According to Fulton: "We are to distribute this in the Irish republic because that is the only way we can get this information out. We want to get this information out so the MoD will honour its debt to us. If the MoD settled our disputes, this video would never see the light of day." The disputes to which he refers are to do with the alleged abandonment of agents by secret services.
Despite having been encouraged to join the FRU whilst still a serving soldier in the British army, Fulton was subsequently convicted for IRA terrorist offences. He claims that he was set up by his former handlers.
He and other rogue agents have campaigned to force the British Ministry of Defence to clear their criminal records, and provide them with relocation packages and full military pensions.
Another agent who appears in the video is former British soldier Willie Carlin, who infiltrated the senior levels of Sinn Fein with the sole purpose of passing on information to the intelligence services. He also discloses the name of alleged FRU officers and their family members in the video.
In the video, Fulton says that he was encouraged to carry out most of his operations - including bomb-making - in the republic. "Ninety per cent of what I did took place over the border, " he says. "I was basically told that over there anything goes."

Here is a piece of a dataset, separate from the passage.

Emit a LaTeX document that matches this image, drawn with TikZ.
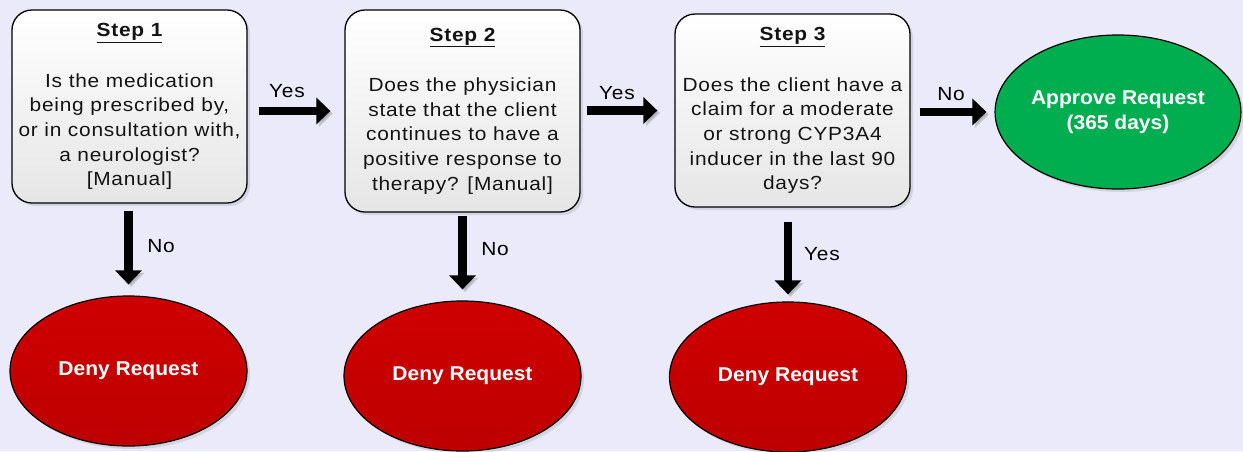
\documentclass[tikz,border=0pt]{standalone}
\usepackage{fontspec}
\setmainfont{Liberation Sans}
\newfontfamily\regfont[FakeStretch=1.1,LetterSpace=4]{Liberation Sans}
\newfontfamily\bldfont[FakeStretch=1.05]{Liberation Sans}
\usetikzlibrary{shapes.geometric,arrows.meta,shadows}

\definecolor{bg}{RGB}{234,234,250}
\definecolor{denyred}{RGB}{190,0,0}
\definecolor{denytop}{RGB}{206,0,0}
\definecolor{okgreen}{RGB}{0,174,80}

\begin{document}
\begin{tikzpicture}[x=1pt,y=-1pt,
  stepbox/.style={draw=black, line width=1.3pt, rounded corners=20pt,
    top color=white, bottom color=black!10, minimum width=235pt,
    inner sep=0pt, align=center, text=black!92,
    font=\regfont\fontsize{19}{24.6}\selectfont,
    drop shadow={opacity=.2, shadow xshift=3pt, shadow yshift=-3pt}},
  oval/.style={ellipse, draw=black, line width=1.2pt, minimum width=237pt,
    minimum height=150pt, inner sep=0pt, align=center, text=white,
    font=\bldfont\bfseries\fontsize{20}{25.5}\selectfont,
    drop shadow={opacity=.2, shadow xshift=3pt, shadow yshift=-3pt}},
  deny/.style={oval, top color=denytop, bottom color=denyred},
  approve/.style={oval, fill=okgreen},
  blockarrow/.style={black, line width=8.5pt, -{Triangle[length=14pt,width=26pt]},
    preaction={draw=black!40, opacity=.45, transform canvas={xshift=2.5pt,yshift=-2.5pt}}},
  answer/.style={font=\regfont\fontsize{19}{22}\selectfont, text=black, inner sep=0pt}
]
\useasboundingbox[fill=bg] (0,0) rectangle (1243,451);

% decision boxes
\node[stepbox, minimum height=193pt] (s1) at (129.5,106.5)
  {{\bfseries\underline{Step 1}}\\[26pt]
   Is the medication\\being prescribed by,\\or in consultation with,\\a neurologist?\\{[Manual]}};
\node[stepbox, minimum height=202pt] (s2) at (462.5,111)
  {{\bfseries\underline{Step 2}}\\[26pt]
   Does the physician\\state that the client\\continues to have a\\positive response to\\therapy? [Manual]};
\node[stepbox, minimum height=193pt] (s3) at (792.5,110.5)
  {{\bfseries\underline{Step 3}}\\[26pt]
   Does the client have a\\claim for a moderate\\or strong CYP3A4\\inducer in the last 90\\days?};

% outcomes
\node[approve, minimum height=154pt] (ok) at (1118,112) {Approve Request\\(365 days)};
\node[deny] (no1) at (128.5,371) {Deny Request};
\node[deny] (no2) at (462.5,376) {Deny Request};
\node[deny] (no3) at (788,377) {Deny Request};

% connectors
\draw[blockarrow] ([xshift=11pt]s1.east |- s2.west) -- ([xshift=-14pt]s2.west);
\draw[blockarrow] ([xshift=6pt]s2.east |- s3.west) -- ([xshift=-17pt]s3.west);
\draw[blockarrow] ([xshift=9pt]s3.east |- ok.west) -- ([xshift=-8pt]ok.west);
\draw[blockarrow] ([yshift=-7pt]s1.south -| no1.north) -- ([yshift=11pt]no1.north);
\draw[blockarrow] ([yshift=-3pt]s2.south -| no2.north) -- ([yshift=11pt]no2.north);
\draw[blockarrow] ([yshift=-14pt]s3.south -| no3.north) -- ([yshift=7pt]no3.north);

% answers
\node[answer] (y1) at (287,91.5) {Yes};
\node[answer] (y2) at (617,93) {Yes};
\node[answer] (n3) at (951,94) {No};
\node[answer] (n1) at (161,246) {No};
\node[answer] (n2) at (495,249) {No};
\node[answer] (y3) at (822,254.5) {Yes};
\end{tikzpicture}
\end{document}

Fulton also told how he helped develop a light-sensitive remote control device for booby-traps for the IRA with his handlers' full knowledge. The detonation equipment was set-off by photographic flash units. He explained how the IRA fitted the light-sensitive remote control inside a teddy bear in a van in Crossmaglen and wired it to a single mortar in the vehicle. It was fired by an IRA man using a flash-camera and successfully hit an army helicopter. However, nobody was killed. "We were working on making infra-red detonators which could be triggered from over a mile away. In late 1993 and early 1994, I went to America with officers from MI5, the FRU and RUC special branch. They had already sourced the transmitters and receivers in New York following liaison with their counterparts in the FBI."
Fulton claims he made so many bombs - all of which he told his handlers about - that he lost count. Carlin tells how he befriended senior republicans, including Martin McGuinness and eventually became McGuinness's press officer and treasurer of Sinn Fein in Derry.
Carlin claims that when his cover was eventually blown and the IRA worked out he was an informer, he was flown out of Northern Ireland on Margaret Thatcher's private jet.
Army and intelligence sources have reacted with horror to news that the video is due for release sometime before the autumn. One said: "Irrespective of what members of the army and the security services are alleged to have done, no one should consider naming them publicly. This puts their life at serious risk from IRA attack. It's a disgraceful gambit."